(Figure scripts)

--- START ---

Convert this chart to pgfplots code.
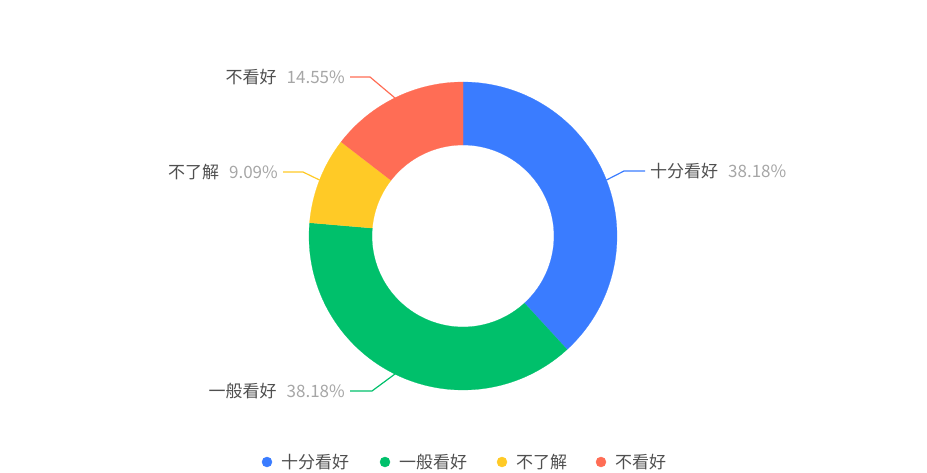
\documentclass[border=0pt]{standalone}
\usepackage{pgfplots}
\pgfplotsset{compat=1.18}
\usepackage{fontspec}
\setmainfont{Noto Sans CJK SC}
\definecolor{cblue}{HTML}{3A7CFF}
\definecolor{cgreen}{HTML}{00C06B}
\definecolor{cyellow}{HTML}{FFCA26}
\definecolor{cred}{HTML}{FF6D55}
\definecolor{namec}{HTML}{4F4F4F}
\definecolor{pctc}{HTML}{A6A6A6}
% sector from cumulative percent #1 to #2, colour #3
\newcommand{\sector}[3]{%
  \addplot[fill=#3, draw=#3, line width=0.2pt, domain=0:3, samples=301, variable=\t]
  ({463+(\t<1 ? 154 : (\t<2 ? 154-63*(\t-1) : 91))*cos(\t<1 ? (90-3.6*#1)+3.6*(#1-#2)*\t : (\t<2 ? (90-3.6*#2) : (90-3.6*#2)+3.6*(#2-#1)*(\t-2)))},
   {236+(\t<1 ? 154 : (\t<2 ? 154-63*(\t-1) : 91))*sin(\t<1 ? (90-3.6*#1)+3.6*(#1-#2)*\t : (\t<2 ? (90-3.6*#2) : (90-3.6*#2)+3.6*(#2-#1)*(\t-2)))});
}
\newcommand{\lf}{\fontsize{17}{19}\selectfont}
\begin{document}
\begin{tikzpicture}
\begin{axis}[x=1pt, y=1pt, xmin=0, xmax=927, ymin=0, ymax=472,
  hide axis, clip=false, scale only axis]
\path (axis cs:0,0) rectangle (axis cs:927,472);
% data: 38.18, 38.18, 9.09, 14.55 (percent)
\sector{0}{38.18}{cblue}
\sector{38.18}{76.36}{cgreen}
\sector{76.36}{85.45}{cyellow}
\sector{85.45}{100}{cred}
% leader lines
\addplot[cblue, line width=1.2pt] coordinates {(606.5,292) (624,301) (645,301)};
\addplot[cgreen, line width=1.2pt] coordinates {(395,98) (372,81) (350,81)};
\addplot[cyellow, line width=1.2pt] coordinates {(319.5,292) (303,300) (283,300)};
\addplot[cred, line width=1.2pt] coordinates {(395,374) (370,395) (350,395)};
% labels
\node[anchor=west, inner sep=0pt, font=\lf] at (axis cs:650,301) {\textcolor{namec}{十分看好}\hspace{10pt}\textcolor{pctc}{38.18\%}};
\node[anchor=east, inner sep=0pt, font=\lf] at (axis cs:345,81) {\textcolor{namec}{一般看好}\hspace{10pt}\textcolor{pctc}{38.18\%}};
\node[anchor=east, inner sep=0pt, font=\lf] at (axis cs:278,300) {\textcolor{namec}{不了解}\hspace{10pt}\textcolor{pctc}{9.09\%}};
\node[anchor=east, inner sep=0pt, font=\lf] at (axis cs:345,395) {\textcolor{namec}{不看好}\hspace{10pt}\textcolor{pctc}{14.55\%}};
% legend
\addplot[only marks, mark=*, mark size=5pt, cblue] coordinates {(267,10)};
\addplot[only marks, mark=*, mark size=5pt, cgreen] coordinates {(385,10)};
\addplot[only marks, mark=*, mark size=5pt, cyellow] coordinates {(502,10)};
\addplot[only marks, mark=*, mark size=5pt, cred] coordinates {(601,10)};
\node[anchor=west, inner sep=0pt, text=namec, font=\lf] at (axis cs:281,10) {十分看好};
\node[anchor=west, inner sep=0pt, text=namec, font=\lf] at (axis cs:399,10) {一般看好};
\node[anchor=west, inner sep=0pt, text=namec, font=\lf] at (axis cs:516,10) {不了解};
\node[anchor=west, inner sep=0pt, text=namec, font=\lf] at (axis cs:615,10) {不看好};
\end{axis}
\end{tikzpicture}
\end{document}
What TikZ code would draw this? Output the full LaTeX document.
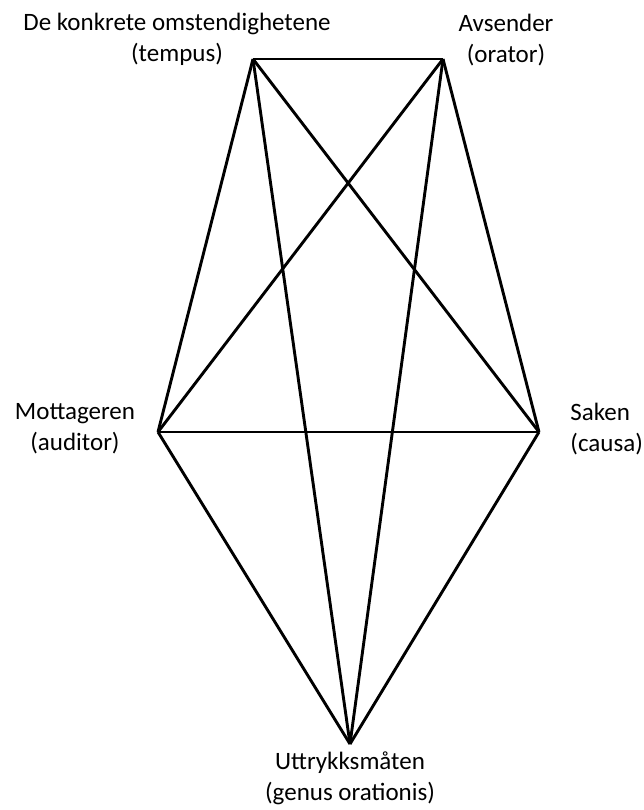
\documentclass[tikz,border=0pt]{standalone}
\usepackage{fontspec}
\setmainfont{Carlito}
\usetikzlibrary{calc}

\begin{document}
\begin{tikzpicture}[x=1pt, y=1pt, line width=2.9pt, line join=miter,
    etikett/.style={align=center, font=\fontsize{25}{31}\selectfont, inner sep=0pt}]
    \useasboundingbox (0, 0) rectangle (643, -810);

    % hjørnene i femkanten
    \coordinate (T) at (253, -59);
    \coordinate (O) at (443, -59);
    \coordinate (A) at (158, -432);
    \coordinate (C) at (539, -432);
    \coordinate (G) at (350, -744);

    % alle forbindelser
    \foreach \a/\b in {T/O, T/A, T/C, T/G, O/A, O/C, O/G, A/C, A/G, C/G} {
        \draw (\a) -- (\b);
    }

    % tekstene
    \node[etikett] (tempus) at (177, -39) {De konkrete omstendighetene\\(tempus)};
    \node[etikett] (orator) at (506, -40) {Avsender\\(orator)};
    \node[etikett] (auditor) at (75, -429) {Mottageren\\(auditor)};
    \node[etikett, align=left, anchor=west] (causa) at (569, -429) {Saken\\(causa)};
    \node[etikett] (genus) at (350, -778) {Uttrykksmåten\\(genus orationis)};
\end{tikzpicture}
\end{document}
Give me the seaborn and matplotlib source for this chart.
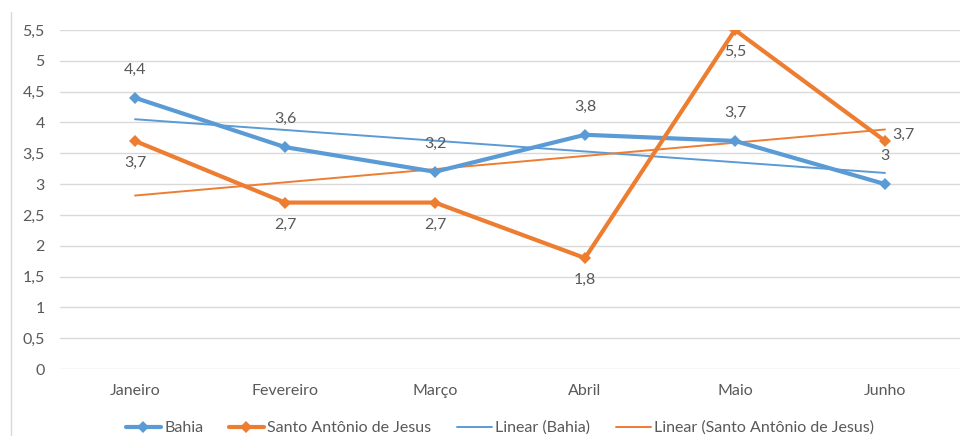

--- END ---

— WORK INSTRUCTIONS —
Copy out every line with the word "code".

— COMPLETE RESPONSE —
Convert this chart to pgfplots code.
What TikZ code would draw this? Output the full LaTeX document.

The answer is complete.